Sorry for the late response. I wasn't going to add anything to this thread but I found a fragment of a discussion from many years ago that talked about the idea of a Free Software product in a monopoly position, referencing this article:
http://www.ifosslr.org/ifosslr/article/view/16/33
The summary of the discussion was the following. One party mentioned that the article suggested a Free Software product might be found to be exclusionary if interoperating with it meant that proprietary software had to comply with the license or stay out of the market. Another party suggested that this was FUD because there was no reason one business model should be favoured over another.
Anyway, it led me to think about these questions because they cover related scenarios but not precisely the one above.
On Thu Jun 21 12:33:21 UTC 2018, Erik Albers wrote:
Now my questions:
- How can we oppose the argument that publicly financed software released as
Free Software is anticompetitive?
In the case where a public institution is selling a piece of software in competition with existing players, perhaps it would be anticompetitive, but only because it is subsidised by the taxpayer not because it is Free Software.

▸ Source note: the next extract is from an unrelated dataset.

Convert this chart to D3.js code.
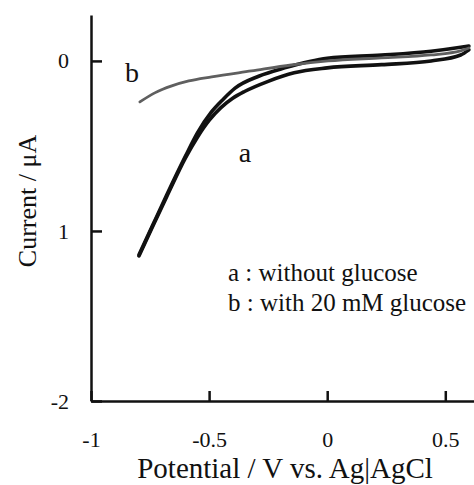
<!DOCTYPE html>
<html>
<head>
<meta charset="utf-8">
<script src="https://cdn.jsdelivr.net/npm/d3@7"></script>
<style>
  body { margin: 0; background: #fff; }
</style>
</head>
<body>
<div id="chart"></div>
<script>
// Eixo x (potencial) e eixo y (corrente)
const xTicks = [-1, -0.5, 0, 0.5];
const xTickLabels = ['-1', '-0.5', '0', '0.5'];
const yTicks = [0, -1, -2];
const yTickLabels = ['0', '1', '-2'];

// Curva a : sem glicose (ramo inferior e ramo superior do voltamograma)
const aLowerX = [-0.797, -0.74, -0.68, -0.60, -0.55, -0.50, -0.45, -0.40, -0.35, -0.25, -0.14, 0.0, 0.23, 0.44, 0.565, 0.6];
const aLowerY = [-1.147, -0.976, -0.80, -0.57, -0.45, -0.35, -0.275, -0.22, -0.18, -0.12, -0.07, -0.041, -0.022, 0.0, 0.035, 0.065];
const aUpperX = [-0.797, -0.74, -0.68, -0.60, -0.55, -0.49, -0.44, -0.39, -0.29, -0.18, 0.0, 0.23, 0.44, 0.565, 0.6];
const aUpperY = [-1.14, -0.97, -0.79, -0.56, -0.425, -0.30, -0.225, -0.16, -0.09, -0.041, 0.016, 0.034, 0.057, 0.08, 0.088];

// Curva b : com 20 mM de glicose
const bX = [-0.793, -0.73, -0.658, -0.586, -0.489, -0.321, -0.152, 0.004, 0.228, 0.439, 0.565, 0.6];
const bY = [-0.241, -0.188, -0.147, -0.118, -0.094, -0.059, -0.024, 0.0, 0.018, 0.035, 0.059, 0.076];

const legendLines = ['a : without glucose', 'b : with 20 mM glucose'];

const width = 474, height = 485;
const serif = '"Liberation Serif", "Times New Roman", serif';

let svg = d3.select('#chart')
  .append('svg')
  .attr('width', width)
  .attr('height', height)
  .style('display', 'block');

// Escalas
const x = d3.scaleLinear().domain([-1, 0.63]).range([91, 476]);
const y = d3.scaleLinear().domain([-2, 0.27]).range([401, 15]);

const zip = (xs, ys) => xs.map((v, i) => [v, ys[i]]);

// Eixo x
const xAxis = svg.append('g')
  .attr('transform', `translate(0,${y(-2)})`)
  .call(d3.axisBottom(x)
    .tickValues(xTicks)
    .tickFormat((d, i) => xTickLabels[i])
    .tickSizeInner(-10)
    .tickSizeOuter(0)
    .tickPadding(30));

// Eixo y
const yAxis = svg.append('g')
  .attr('transform', `translate(${x(-1)},0)`)
  .call(d3.axisLeft(y)
    .tickValues(yTicks)
    .tickFormat((d, i) => yTickLabels[i])
    .tickSizeInner(-11)
    .tickSizeOuter(0)
    .tickPadding(22));

[xAxis, yAxis].forEach(g => {
  g.attr('font-family', serif).attr('font-size', 22);
  g.select('.domain').attr('stroke', '#111').attr('stroke-width', 2.5);
  g.selectAll('.tick line').attr('stroke', '#111').attr('stroke-width', 2.5);
  g.selectAll('.tick text').attr('fill', '#111');
});

// Titulos dos eixos
svg.append('text')
  .attr('x', 285).attr('y', 478)
  .attr('text-anchor', 'middle')
  .attr('font-family', serif)
  .attr('font-size', 29)
  .attr('fill', '#111')
  .text('Potential / V vs. Ag|AgCl');

svg.append('text')
  .attr('transform', 'translate(36,201) rotate(-90)')
  .attr('text-anchor', 'middle')
  .attr('font-family', serif)
  .attr('font-size', 26)
  .attr('fill', '#111')
  .text('Current / μA');

// Linhas
const line = d3.line()
  .x(d => x(d[0]))
  .y(d => y(d[1]))
  .curve(d3.curveMonotoneX);

[zip(aLowerX, aLowerY), zip(aUpperX, aUpperY)].forEach(pts => {
  svg.append('path')
    .datum(pts)
    .attr('d', line)
    .attr('fill', 'none')
    .attr('stroke', '#111')
    .attr('stroke-width', 3.6)
    .attr('stroke-linecap', 'round');
});

svg.append('path')
  .datum(zip(bX, bY))
  .attr('d', line)
  .attr('fill', 'none')
  .attr('stroke', '#5f5f5f')
  .attr('stroke-width', 2.8)
  .attr('stroke-linecap', 'round');

// Rotulos das curvas
svg.append('text')
  .attr('x', 132).attr('y', 82)
  .attr('text-anchor', 'middle')
  .attr('font-family', serif)
  .attr('font-size', 28)
  .attr('fill', '#111')
  .text('b');

svg.append('text')
  .attr('x', 245).attr('y', 162)
  .attr('text-anchor', 'middle')
  .attr('font-family', serif)
  .attr('font-size', 28)
  .attr('fill', '#111')
  .text('a');

// Legenda
svg.selectAll('.legend')
  .data(legendLines)
  .enter()
  .append('text')
  .attr('class', 'legend')
  .attr('x', 228)
  .attr('y', (d, i) => 281 + i * 30)
  .attr('font-family', serif)
  .attr('font-size', 25)
  .attr('fill', '#111')
  .text(d => d);
</script>
</body>
</html>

However, the example you gave about the BBC (putting aside the hybrid nature of the BBC's business) indicates to me that the software could be used by companies in some market. There's nothing to stop them from using the software except perhaps for license incompatibility but, unlike in the article above, nobody is forced to use it to stay in the market. The software may well stimulate new development as existing companies take advantage of it and new companies enter the market with products based on it. Perhaps those companies who cannot use the software will develop the same features to improve their products. This sounds like competition to me!
If the new software duplicates an existing product on the market then that's unfortunate. However, nobody has a right to occupy a position in the market. Just because a company occupies a position in a market doesn't mean that anything that competes with them is automatically anticompetitive. Maybe the market is distorted, or there is a monopoly, or perhaps companies had a nice business selling software to the BBC which they now no longer need to buy. ;-)
- What can we bring up on the other hand in favor of publishing as Free
Software from a competitive point of view? (except the usual non-dependencies)
It gives players in a market a platform they can innovate on. It also provides a level playing field for all players to compete on. It doesn't always work like that because some players have more resources than others, but at least there's no barrier to entry or gatekeeper.